Cette évolution est logique, favorable à la stabilité économique et officialise une pratique ancienne.

L’étape suivante est la validation des garanties de clientèle.

La COUR DE CASSATION admet la validité d’une clause de garantie de clientèle.

Là, les choses deviennent plus complexes.

En quoi le cessionnaire serait responsable de la perte de tel client ?

Est-ce qu’une telle clause ne porte pas atteinte au libre choix du client ?

La COUR DE CASSATION valide pourtant la clause de garantie de clientèle en s’assurant simplement d’une rédaction de la clause ne supprimant pas le libre choix des clients et en excluant la clause en cas de faute lourde du cessionnaire.

Il est cependant permis de penser que la COUR DE CASSATION a plus statué sur un cas d’espèces que sur un principe de Droit tant le sujet semble complexe.

1ème Chambre Civile COUR DE CASSATION 10 avril 2013 n° 12-15168.

Alerte sur la novation

Les juristes adorent la notion de novation, tout en subtilité, permettant de soutenir que des accords ont évolué…

La COUR DE CASSATION est moins sensible à cette évolution des contrats et maintient une barrière ferme : la novation ne se présume pas.

Les parties doivent manifester une volonté sans équivoque pour substituer purement et simplement de nouveaux engagements aux engagements antérieurs.

Chambre Commerciale COUR DE CASSATION 4 juin 2013 n° 12-1302.

La médiation pénale a plus de portée civile que pénale

C’est le paradoxe.

A titre d’alternative à la poursuite, le Procureur peut faire appel à un Délégué qui va exercer une médiation pénale entre auteur et victime.

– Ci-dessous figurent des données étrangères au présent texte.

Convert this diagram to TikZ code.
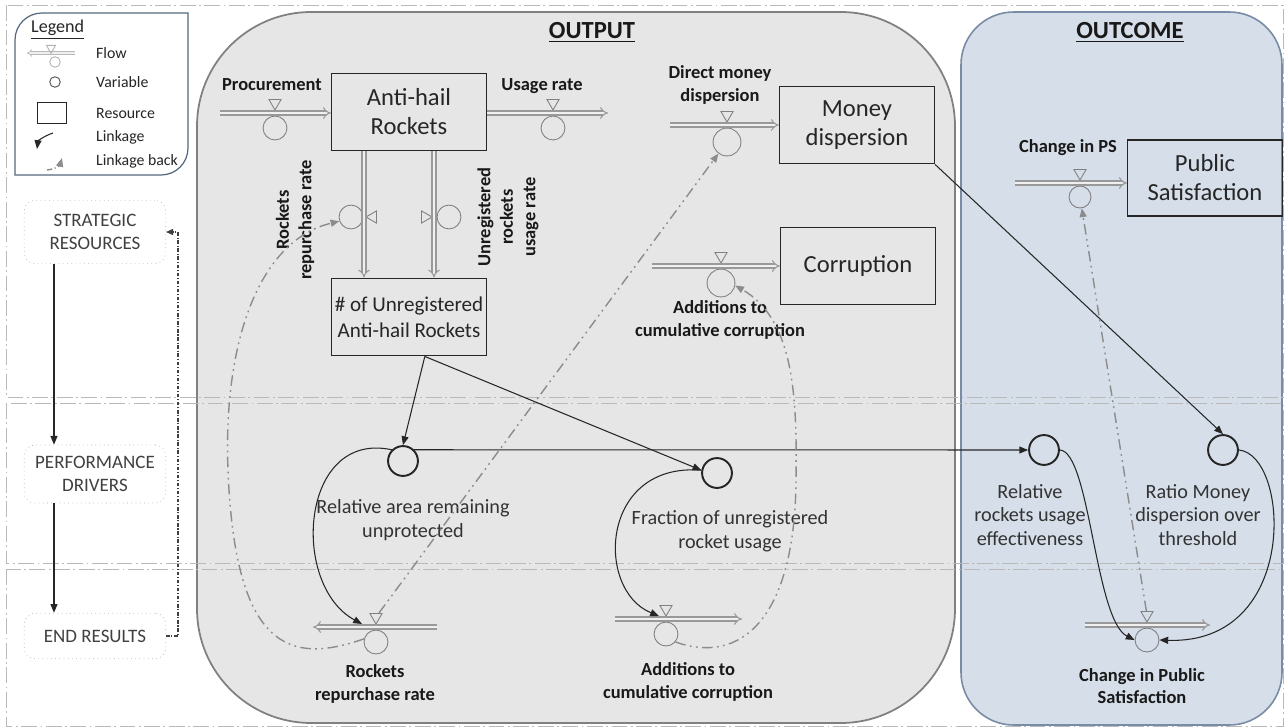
\documentclass[tikz,border=0pt]{standalone}
\usepackage{fontspec}
\setmainfont{Carlito}
\usetikzlibrary{arrows.meta,shapes.geometric}

\definecolor{outputfill}{RGB}{230,230,230}
\definecolor{outcomefill}{RGB}{213,222,233}
\definecolor{outcomeline}{RGB}{120,140,165}
\definecolor{lgdline}{RGB}{84,104,125}

\begin{document}
\begin{tikzpicture}[x=0.02cm,y=-0.02cm,
    band/.style={draw=gray!55, line width=0.5pt, dash pattern=on 9pt off 2pt on 1pt off 2pt},
    stock/.style={draw=black!85, line width=0.9pt, minimum width=88pt, minimum height=44pt,
        align=center, inner sep=1pt, text=black!85, font=\fontsize{14}{16.5}\selectfont},
    var/.style={circle, draw=black!85, line width=1.1pt, minimum size=17pt, inner sep=0pt},
    valve/.style={circle, draw=gray, line width=0.5pt, inner sep=0pt},
    vtri/.style={regular polygon, regular polygon sides=3, draw=gray, line width=0.5pt,
        minimum size=8pt, inner sep=0pt, shape border rotate=180},
    pipe/.style={draw=black!40, line width=0.6pt, double=gray!12, double distance=1.7pt, -{Implies}},
    link/.style={draw=black!85, line width=0.6pt, -{Triangle[length=5pt,width=4pt]}},
    back/.style={draw=black!45, line width=0.8pt,
        dash pattern=on 6pt off 2.5pt on 1pt off 2.5pt on 1pt off 2.5pt,
        -{Triangle[length=5pt,width=4pt]}},
    fb/.style={draw=black!75, line width=0.6pt, dash pattern=on 2pt off 1pt on 0.6pt off 1pt,
        -{Triangle[length=4pt,width=3.5pt]}},
    flbl/.style={font=\bfseries\fontsize{10.5}{12.8}\selectfont, align=center, text=black!90},
    vlbl/.style={font=\fontsize{11.5}{13.6}\selectfont, align=center, text=black!80},
    phase/.style={draw=gray!60, dotted, rounded corners=6pt, minimum width=80.5pt, align=center,
        text=black!75, font=\fontsize{10.8}{13}\selectfont},
    lgd/.style={anchor=west, font=\fontsize{9}{11}\selectfont, text=black!85},
    ttl/.style={font=\bfseries\fontsize{14}{16}\selectfont, text=black!90}
]
    \useasboundingbox (0,0) rectangle (1286,727);
    \fill[white] (0,0) rectangle (1286,727);

    % Output and outcome panels
    \draw[draw=black!50, line width=1pt, fill=outputfill, rounded corners=65pt] (197,12) rectangle (955,723);
    \draw[draw=outcomeline, line width=0.9pt, fill=outcomefill, rounded corners=30pt] (961,12) rectangle (1282,725);
    \node[ttl] (outputT) at (592,32) {\underline{OUTPUT}};
    \node[ttl] (outcomeT) at (1130,32) {\underline{OUTCOME}};

    % Dash-dot bands
    \foreach \ya/\yb in {5/397, 403/563, 569/726} {
        \draw[band] (6,\ya) rectangle (1283,\yb);
    }

    % Legend
    \draw[lgdline, line width=0.7pt, fill=white] (15,175) -- (15,40) .. controls (15,25) and (27,13) .. (42,13)
        -- (188,13) -- (188,148) .. controls (188,163) and (176,175) .. (161,175) -- cycle;
    \node[lgd, font=\fontsize{10.3}{12}\selectfont] (lgdT) at (25,30) {\underline{Legend}};
    \coordinate (lgA) at (75,53);
    \coordinate (lgB) at (27,53);
    \draw[pipe, draw=gray!55, line width=0.4pt, double distance=1pt] (lgA) -- (lgB);
    \node[vtri, draw=gray!60, minimum size=6pt] (lgTri) at (51,48) {};
    \node[valve, draw=gray!60, minimum size=6pt] (lgV) at (55,62) {};
    \node[lgd] (lgFlow) at (90,53) {Flow};
    \node[circle, draw=black!70, line width=0.5pt, minimum size=6pt, inner sep=0pt] (lgVar) at (55,82) {};
    \node[lgd] (lgVarT) at (90,82) {Variable};
    \node[draw=black!85, line width=0.6pt, minimum width=17pt, minimum height=12pt, inner sep=0pt] (lgRes) at (52,113) {};
    \node[lgd] (lgResT) at (90,113) {Resource};
    \coordinate (lgL1) at (53,133);
    \coordinate (lgL2) at (37,149);
    \draw[link] (lgL1) .. controls (44,136) and (38,141) .. (lgL2);
    \node[lgd] (lgLinkT) at (90,137) {Linkage};
    \coordinate (lgB1) at (47,170);
    \coordinate (lgB2) at (62,158);
    \draw[back, dash pattern=on 3pt off 1.5pt on 0.6pt off 1.5pt] (lgB1) .. controls (56,169) and (60,165) .. (lgB2);
    \node[lgd] (lgBackT) at (90,161) {Linkage back};

    % Balanced scorecard levels
    \node[phase, minimum height=36pt] (sr) at (95,232) {STRATEGIC\\RESOURCES};
    \node[phase, minimum height=33pt] (pd) at (95,474) {PERFORMANCE\\DRIVERS};
    \node[phase, minimum height=26pt] (er) at (95,636) {END RESULTS};
    \coordinate (phX) at (54,0);
    \coordinate (fbX) at (178,0);
    \draw[link, line width=0.7pt] (sr.south -| phX) -- (pd.north -| phX);
    \draw[link, line width=0.7pt] (pd.south -| phX) -- (er.north -| phX);
    \draw[fb] (er.east) -| (fbX |- sr.east) -- (sr.east);

    % Stocks
    \node[stock] (ahr) at (409,112) {Anti-hail\\Rockets};
    \node[stock, font=\fontsize{12}{15}\selectfont] (unreg) at (409,317) {\# of Unregistered\\Anti-hail Rockets};
    \node[stock] (money) at (857,125) {Money\\dispersion};
    \node[stock] (corr) at (858,266) {Corruption};
    \node[stock, minimum height=43pt] (ps) at (1205,178) {Public\\Satisfaction};

    % Horizontal valves: name/x/pipe y/circle radius
    \foreach \n/\x/\y/\r in {proc/275/113/12, usage/553/113/12, dmd/727/125/14, acc/721/266/14,
        cps/1080/183/11, rrpb/376/627/12, accb/666/619/12, cpsb/1147/625/12} {
        \node[vtri] (\n-t) at (\x,\y-10) {};
        \node[valve, minimum size=2*\r*0.567pt] (\n-c) at (\x,\y+\r+3) {};
    }
    % Vertical valves
    \node[valve, minimum size=13.6pt] (rp-c) at (351,217) {};
    \node[vtri, shape border rotate=90] (rp-t) at (373,217) {};
    \node[vtri, shape border rotate=-90] (ur-t) at (425,217) {};
    \node[valve, minimum size=13.6pt] (ur-c) at (449,217) {};

    % Pipes
    \coordinate (procS) at (220,113);
    \coordinate (usageE) at (608,113);
    \coordinate (rpX) at (364,0);
    \coordinate (urX) at (434,0);
    \coordinate (dmdS) at (670,125);
    \coordinate (accS) at (652,266);
    \coordinate (cpsS) at (1015,183);
    \coordinate (rrpbS) at (437,627);
    \coordinate (rrpbE) at (313,627);
    \coordinate (accbS) at (615,619);
    \coordinate (accbE) at (742,619);
    \coordinate (cpsbS) at (1085,625);
    \coordinate (cpsbE) at (1210,625);
    \draw[pipe] (procS) -- (ahr.west |- procS);
    \draw[pipe] (ahr.east |- usageE) -- (usageE);
    \draw[pipe] (ahr.south -| rpX) -- (unreg.north -| rpX);
    \draw[pipe] (ahr.south -| urX) -- (unreg.north -| urX);
    \draw[pipe] (dmdS) -- (money.west |- dmdS);
    \draw[pipe] (accS) -- (corr.west |- accS);
    \draw[pipe] (cpsS) -- (ps.west |- cpsS);
    \draw[pipe] (rrpbS) -- (rrpbE);
    \draw[pipe] (accbS) -- (accbE);
    \draw[pipe] (cpsbS) -- (cpsbE);

    % Flow labels
    \node[flbl] (procL) at (272,85) {Procurement};
    \node[flbl] (usageL) at (542,86) {Usage rate};
    \node[flbl] (dmdL) at (720,85) {Direct money\\dispersion};
    \node[flbl] (accL) at (720,320) {Additions to\\cumulative corruption};
    \node[flbl] (cpsL) at (1068,148) {Change in PS};
    \node[flbl, rotate=90] (rpL) at (295,220) {Rockets\\repurchase rate};
    \node[flbl, rotate=90] (urL) at (508,217) {Unregistered\\rockets\\usage rate};
    \node[flbl] (rrpbL) at (375,684) {Rockets\\repurchase rate};
    \node[flbl] (accbL) at (688,682) {Additions to\\cumulative corruption};
    \node[flbl] (cpsbL) at (1142,686) {Change in Public\\Satisfaction};

    % Variables
    \node[var] (rau) at (403,461) {};
    \node[var] (fur) at (717,473) {};
    \node[var] (rrue) at (1044,450) {};
    \node[var] (rmdt) at (1223,450) {};
    \node[vlbl] (rauL) at (413,520) {Relative area remaining\\unprotected};
    \node[vlbl] (furL) at (730,531) {Fraction of unregistered\\rocket usage};
    \node[vlbl] (rrueL) at (1030,515) {Relative\\rockets usage\\effectiveness};
    \node[vlbl] (rmdtL) at (1198,515) {Ratio Money\\dispersion over\\threshold};

    % Linkages
    \coordinate (rrpbIn) at (362,624);
    \coordinate (accbIn) at (659,616);
    \draw[link] ([xshift=9pt]unreg.south) -- (rau.north);
    \draw[link] ([xshift=9pt]unreg.south) -- (fur.170);
    \draw[link] (money.south east) -- (rmdt.north);
    \draw[link] (rau.north east) -- (rrue.west);
    \draw[link] (rau.north west) .. controls (300,430) and (290,585) .. (rrpbIn);
    \draw[link] (fur.170) .. controls (600,462) and (595,590) .. (accbIn);
    \draw[link] (rrue.east) .. controls (1090,452) and (1095,620) .. (cpsb-c.west);
    \draw[link] (rmdt.east) .. controls (1290,455) and (1300,645) .. (cpsb-c.east);

    % Linkages back
    \coordinate (bkA) at (228,470);
    \coordinate (bkB) at (796,480);
    \draw[back] (rrpb-c.165) .. controls (290,665) and (235,650) .. (bkA)
        .. controls (223,340) and (260,240) .. (rp-c.200);
    \draw[back] (rrpb-t) -- (dmd-c);
    \draw[back] (accb-c.-40) .. controls (740,665) and (795,620) .. (bkB)
        .. controls (797,400) and (795,320) .. (acc-c.-10);
    \draw[back] (cpsb-t) -- (cps-c);
\end{tikzpicture}
\end{document}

Il peut ainsi arriver à un accord.

Quelle en est la valeur ?

Aucune sur le plan pénal.

Le Parquet peut classer sans suite comme décider de poursuivre.

La médiation a des effets complets sur le plan civil.

Elle a la valeur d’une transaction et, chacun le sait, la transaction a la valeur d’un jugement.

La fixation de la responsabilité comme des dommages peuvent être définitives.

1ère Chambre Civile COUR DE CASSATION 10 avril 2013 n° 12-13672.

Tout collaborateur n'est pas clerc

Une partie appelée à dresser un acte chez un Notaire n’est pas disponible.

Elle va donner une procuration à un clerc de l’Etude notariale.

Qui est Clerc ? Le collaborateur désigné par le Notaire à cette fin ? Un collaborateur compétent reconnu au sens de la convention collective comme clerc ?

Est bien Clerc le collaborateur expérimenté formé à ce titre.

La signature d’un collaborateur dépourvu de ce statut sera nulle et l’acte authentique avec !

1ère Chambre Civile COUR DE CASSATION 12 juillet 2012 n° 11-22637.